Vivo com meus comparsas o mundo das inverdades, mas mentimos apenas para a folha em branco. Ou a tela em branco. Resguardamo-nos numa ética que pode parecer estranha. E nos alimentamos de fantasias amando a veracidade, por isso desconfiamos sempre da vida. Ela nos espreita e nos surpreende em cada nova esquina. E há fatos que contamos desconfiando de nós mesmos, afinal a vida também é uma grande mentirosa.

Há tempos, num tempo onde ganhava o necessário para a sobrevivência dando aulas numa faculdade, fui abordado por um rapaz. Sou seu aluno, me garantia. Minha memória não chega a ser uma maravilha, mas também não costuma falhar com freqüência. E como tinha outras atividades profissionais, era fácil lembrar o rosto de cada freqüentador das poucas salas onde ministrava a ciência do jornalismo. Aquela cara, tinha certeza, me era totalmente desconhecida. E o moço insistia: sou seu aluno.

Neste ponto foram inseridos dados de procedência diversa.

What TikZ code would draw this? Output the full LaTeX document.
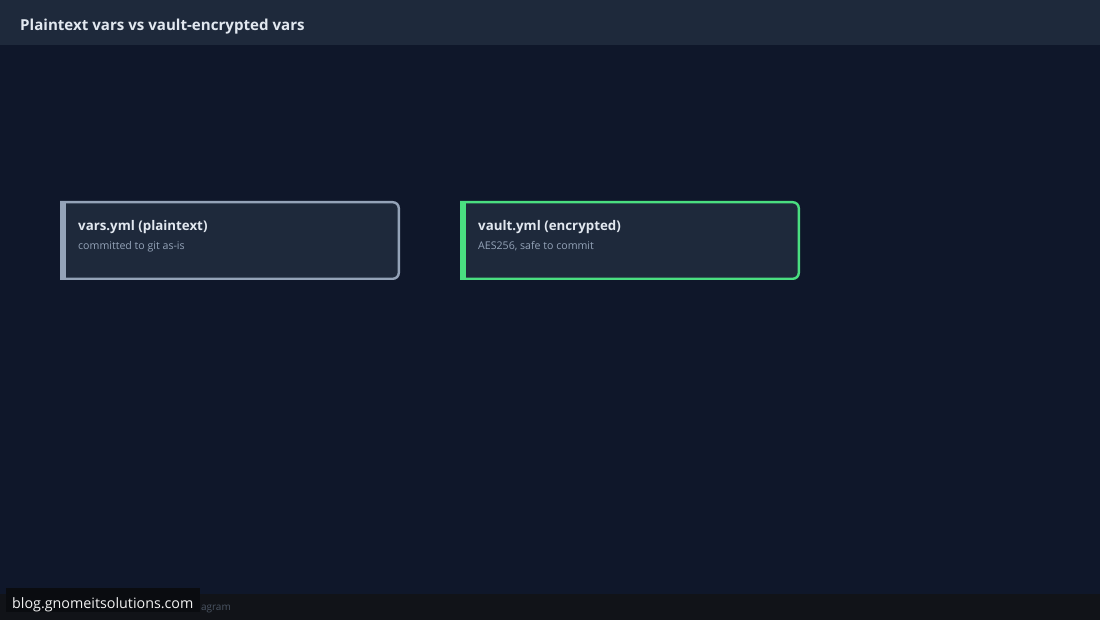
\documentclass[tikz,border=0pt]{standalone}
\usepackage{fontspec}
\setmainfont{Open Sans}
\definecolor{bgmain}{HTML}{0F172A}
\definecolor{bghead}{HTML}{1E293B}
\definecolor{cardfill}{HTML}{1E293B}
\definecolor{slateb}{HTML}{94A3B8}
\definecolor{greenb}{HTML}{4ADE80}
\definecolor{titletxt}{HTML}{E2E8F0}
\definecolor{subtxt}{HTML}{94A3B8}
\definecolor{footbg}{HTML}{111318}
\definecolor{footxt}{HTML}{4B5563}
\definecolor{wmbg}{HTML}{0A0C10}
\begin{document}
\begin{tikzpicture}[x=1pt,y=-1pt,
  cardtitle/.style={anchor=base west,inner sep=0pt,text=titletxt,font=\bfseries\fontsize{13.3}{16}\selectfont},
  cardsub/.style={anchor=base west,inner sep=0pt,text=subtxt,font=\fontsize{10.6}{12}\selectfont},
  cardbox/.style={line width=2.4pt,fill=cardfill}]
\useasboundingbox (0,0) rectangle (1100,620);
\fill[bgmain] (0,0) rectangle (1100,620);
\fill[bghead] (0,0) rectangle (1100,45);
\node[anchor=base west,inner sep=0pt,text=titletxt,font=\bfseries\fontsize{15.1}{18}\selectfont] (title) at (20,30.5) {Plaintext vars vs vault-encrypted vars};
% card 1
\draw[cardbox,draw=slateb] (61.2,202.2) [rounded corners=6pt] -- (398.8,202.2) -- (398.8,278.8) [sharp corners] -- (61.2,278.8) -- cycle;
\fill[slateb] (60,201) rectangle (66,280);
\node[cardtitle] (t1) at (78,230.5) {vars.yml (plaintext)};
\node[cardsub] (s1) at (78,250) {committed to git as-is};
% card 2
\draw[cardbox,draw=greenb] (461.2,202.2) [rounded corners=6pt] -- (798.8,202.2) -- (798.8,278.8) [sharp corners] -- (461.2,278.8) -- cycle;
\fill[greenb] (460,201) rectangle (466,280);
\node[cardtitle] (t2) at (478,230.5) {vault.yml (encrypted)};
\node[cardsub] (s2) at (478,250) {AES256, safe to commit};
% footer
\fill[footbg] (0,594) rectangle (1100,620);
\node[anchor=base west,inner sep=0pt,text=footxt,font=\fontsize{10}{12}\selectfont] (foot) at (191,610) {Diagram};
\fill[wmbg] (6,588) rectangle (200,612);
\node[anchor=base west,inner sep=0pt,text=white!90!gray,font=\fontsize{14.3}{16}\selectfont] (wm) at (12,608) {blog.gnomeitsolutions.com};
\end{tikzpicture}
\end{document}
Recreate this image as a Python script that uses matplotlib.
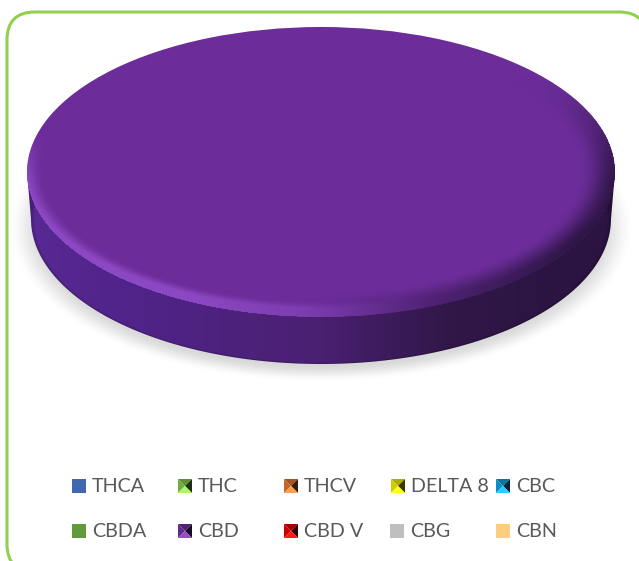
import numpy as np
import matplotlib
matplotlib.use('Agg')
import matplotlib.pyplot as plt
from matplotlib.patches import FancyBboxPatch, Polygon

# chart data
LABELS = ['THCA', 'THC', 'THCV', 'DELTA 8', 'CBC', 'CBDA', 'CBD', 'CBD V', 'CBG', 'CBN']
VALUES = [0, 0, 0, 0, 0, 0, 100, 0, 0, 0]
COLORS = ['#3F68B0', '#7FC048', '#D9722C', '#E6E600', '#0A9FD8',
          '#5F9A3C', '#6C2D9A', '#E00000', '#BFBFBF', '#FFCC80']
BEVELED = [False, True, True, True, True, False, True, True, False, False]

W, H = 639, 561
CX, CY, RX, RY = 321, 172, 294, 145      # top face
BX, BY, BRX, BRY = 321, 219, 290, 145    # bottom edge of the side wall

plt.rcParams['font.family'] = ['Lato', 'DejaVu Sans']

fig = plt.figure(figsize=(W / 100, H / 100), dpi=100)
bg = fig.add_axes([0, 0, 1, 1])
bg.set_xlim(0, W)
bg.set_ylim(H, 0)
bg.axis('off')

# rounded frame, runs off the right and bottom edges
bg.add_patch(FancyBboxPatch((7, 12), 640, 560, boxstyle='round,pad=0,rounding_size=28',
                            fc='white', ec='#92D050', lw=2.2))

yy, xx = np.mgrid[0:H, 0:W] + 0.5


def smooth(a, b, v):
    t = np.clip((v - a) / (b - a), 0, 1)
    return t * t * (3 - 2 * t)


def hex_rgb(c):
    return np.array(matplotlib.colors.to_rgb(c))


def draw_rgba(ax, rgba, zorder):
    im = ax.imshow(rgba, extent=(0, W, H, 0), interpolation='bilinear', zorder=zorder)
    ax.set_xlim(0, W)
    ax.set_ylim(H, 0)
    ax.set_aspect('auto')
    return im


# soft shadow under the disc
r_sh = np.sqrt(((xx - 321) / 298) ** 2 + ((yy - 228) / 147) ** 2)
shadow = np.zeros((H, W, 4))
shadow[..., :3] = 0.6
shadow[..., 3] = 0.38 * (1 - smooth(0.93, 1.05, r_sh))
draw_rgba(bg, shadow, 2)

# side wall, horizontal shading left to right
side_x = np.array([0, 120, 320, 450, 560, 639])
side_cols = np.array([hex_rgb(c) for c in ['#5C2A98', '#50248A', '#4A2072', '#301748', '#2B1442', '#2B1442']])
side = np.zeros((H, W, 4))
for i in range(3):
    side[..., i] = np.interp(xx, side_x, side_cols[:, i])
side[..., 3] = 1
# thin dark line at the bottom of the wall
r_b = np.sqrt(((xx - BX) / BRX) ** 2 + ((yy - BY) / BRY) ** 2)
side[..., :3] *= (1 - 0.2 * smooth(0.985, 1.0, r_b))[..., None]
side_im = draw_rgba(bg, side, 3)

t = np.linspace(np.pi, 0, 200)
lower = np.column_stack([BX + BRX * np.cos(t), BY + BRY * np.sin(t)])
top_half = np.array([[CX + RX, CY], [CX - RX, CY]])
side_poly = Polygon(np.vstack([[CX - RX, CY], lower, top_half]), transform=bg.transData,
                    fc='none', ec='none')
bg.add_patch(side_poly)
side_im.set_clip_path(side_poly)

# top face, real pie squashed by its own axes
pie_ax = fig.add_axes([(CX - RX) / W, 1 - (CY + RY) / H, 2 * RX / W, 2 * RY / H], zorder=2)
wedges, _ = pie_ax.pie(VALUES, colors=COLORS, radius=1, startangle=90)
pie_ax.set_xlim(-1, 1)
pie_ax.set_ylim(-1, 1)
pie_ax.set_aspect('auto')
pie_ax.patch.set_alpha(0)
for w in wedges:
    w.set_clip_on(False)

# bevel on the top face: light towards lower left, dark towards the right
ov = fig.add_axes([0, 0, 1, 1], zorder=3)
ov.axis('off')
ov.patch.set_alpha(0)
r_in = np.sqrt(((xx - CX) / (RX - 7)) ** 2 + ((yy - (CY - 2)) / (RY - 10)) ** 2)
r_out = np.sqrt(((xx - CX) / RX) ** 2 + ((yy - CY) / RY) ** 2)
band_l = smooth(0.95, 1.03, r_in) ** 2
band_d = smooth(0.9, 1.04, r_in)
ux, vy = (xx - CX) / RX, (yy - CY) / RY
light = np.clip(-ux * 1.2 + vy * 0.5, 0, 1) * smooth(-0.3, 0.1, vy)
dark = np.clip(ux * 1.1 + 0.05, 0, 1) * smooth(-0.7, 0.1, vy)
overlay = np.zeros((H, W, 4))
light_col = hex_rgb('#9450CE')
dark_col = hex_rgb('#2B1442')
a_light = band_l * light * 0.8
a_dark = band_d * dark * 0.95
a = np.clip(a_light + a_dark, 0, 1)
mix = np.divide(a_dark, a_light + a_dark, out=np.zeros_like(a), where=(a_light + a_dark) > 0)
overlay[..., :3] = light_col * (1 - mix[..., None]) + dark_col * mix[..., None]
overlay[..., 3] = a * (r_out <= 1.0)
draw_rgba(ov, overlay, 1)

# legend, laid out in two rows like the original
col_x = [72, 178, 284, 390, 496]
row_y = [486, 531]
for i, (name, c, bev) in enumerate(zip(LABELS, COLORS, BEVELED)):
    x0 = col_x[i % 5] + (1 if i == 3 else 0)
    yc = row_y[i // 5]
    s = 14
    x1, y0, y1 = x0 + s, yc - s / 2, yc + s / 2
    if bev:
        base = hex_rgb(c)
        mid = (x0 + s / 2, yc)
        faces = [([(x0, y0), (x1, y0), mid], base * 0.75),
                 ([(x0, y0), (x0, y1), mid], base * 0.9),
                 ([(x1, y0), (x1, y1), mid], base * 0.25),
                 ([(x0, y1), (x1, y1), mid], np.clip(base * 1.15 + 0.1, 0, 1))]
        for pts, col in faces:
            ov.add_patch(Polygon(pts, fc=col, ec='none'))
    else:
        ov.add_patch(plt.Rectangle((x0, y0), s, s, fc=c, ec='none'))
    ov.text(x0 + 20, yc + 0.5, name, color='#595959', fontsize=14.2, va='center', ha='left')

fig.savefig('out.png', dpi=100, facecolor='white')
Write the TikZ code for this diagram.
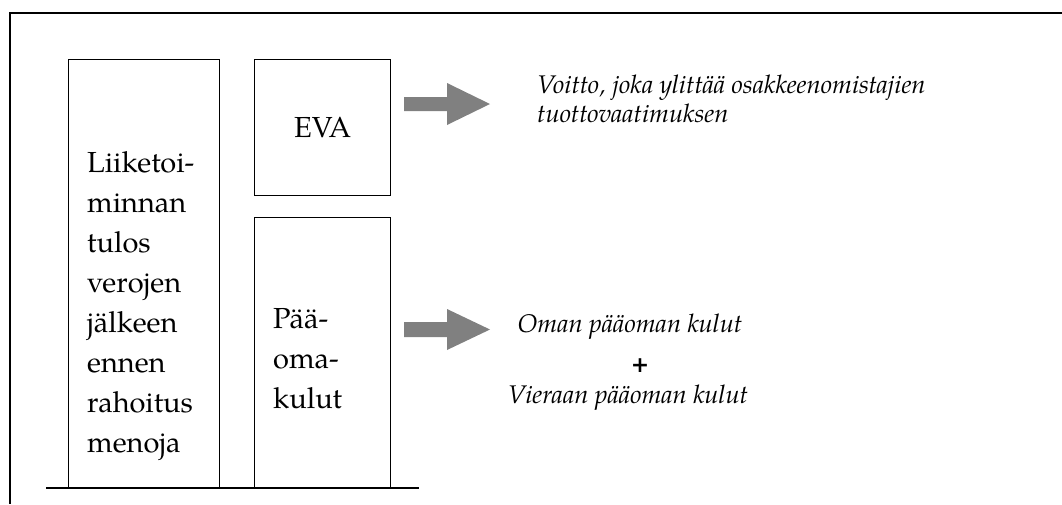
\documentclass[tikz,border=0pt]{standalone}
\usepackage{fontspec}
\setmainfont{TeX Gyre Pagella}
\newfontfamily\plusfont{DejaVu Sans}
\begin{document}
\begin{tikzpicture}[x=1pt,y=-1pt,
  boxshape/.style={draw=black,line width=1.3pt,inner sep=0pt,anchor=north west},
  boxtext/.style={inner sep=0pt,anchor=base west,align=left,text width=160pt,
    font=\fontsize{29}{40}\selectfont},
  noteline/.style={inner sep=0pt,anchor=base west,font=\fontsize{25.5}{29}\selectfont\itshape},
  framel/.style={line width=1.8pt},
  grayarrow/.style={fill=black!50}]
\useasboundingbox (0,0) rectangle (1062,504);
% frame
\draw[framel] (1062,13) -- (10,13) -- (10,504);
% boxes
\node[boxshape,minimum width=151pt,minimum height=429pt] (lb) at (68,59) {};
\node[boxshape,minimum width=136pt,minimum height=136pt] (eva) at (254,59) {};
\node[boxshape,minimum width=136pt,minimum height=271pt] (pk) at (254,217) {};
\coordinate (bl) at (46,488);
\coordinate (br) at (419,488);
\draw[framel] (bl) -- (br);
% texts in boxes
\node[boxtext] (lbt) at (87,172) {Liiketoi-\\minnan\\tulos\\verojen\\jälkeen\\ennen\\rahoitus\\menoja};
\node[inner sep=0pt,font=\fontsize{29}{40}\selectfont] (evat) at (eva.center) {EVA};
\node[boxtext] (pkt) at (273,328) {Pää-\\oma-\\kulut};
% arrows
\coordinate (a1) at (404,104.5);
\coordinate (a2) at (404,329.5);
\fill[grayarrow] (a1) ++(0,-7.5) -- ++(43,0) -- ++(0,-14) -- ++(43,21) -- ++(-43,21) -- ++(0,-14) -- ++(-43,0) -- cycle;
\fill[grayarrow] (a2) ++(0,-7.5) -- ++(43,0) -- ++(0,-13) -- ++(43,20.5) -- ++(-43,20.5) -- ++(0,-13) -- ++(-43,0) -- cycle;
% notes
\node[noteline] (n1) at (537,93) {Voitto, joka ylittää osakkeenomistajien};
\node[noteline] (n2) at (537,122) {tuottovaatimuksen};
\node[noteline,anchor=base] (n3) at (630,332) {Oman pääoman kulut};
\node[inner sep=0pt,font=\fontsize{22}{26}\selectfont\plusfont\bfseries] (plus) at (640,366) {+};
\node[noteline,anchor=base] (n4) at (628,403) {Vieraan pääoman kulut};
\end{tikzpicture}
\end{document}
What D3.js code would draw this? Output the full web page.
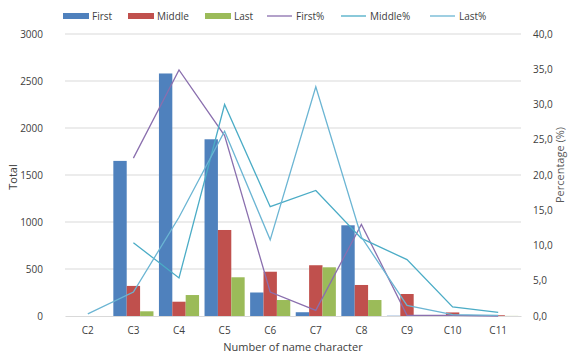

Depois de um breve interrogatório descobri o fato. O rapaz havia se matriculado em minha disciplina, mas já estávamos no final do semestre e ele não comparecera a nenhuma aula. E fazia um pedido singelo, que lhe aplicasse um teste capaz de o aprovar na matéria, pois, segundo me garantia, mesmo faltando a todas as aulas, conhecia em profundidade a matéria.

Que diploma de jornalismo eu poderia dar aquele moço?

Radicalizei. Fale-me sobre Ionesco.

Sobre quem, professor?

Eugène Ionesco.

Diante da cara de espanto do aluno retruquei. Ionesco, um dos pais do teatro do absurdo, era romeno e escreveu um clássico, A Cantora Careca, onde durante todo o espetáculo se procura a tal cantora que nunca aparece, pois simplesmente não existe. Meu caro, você é minha cantora careca. Você não existe.

Vivemos num mundo de delírios, mas procuramos sempre o caminho da sinceridade. É que ler mentiras nos parece um exercício bem honesto.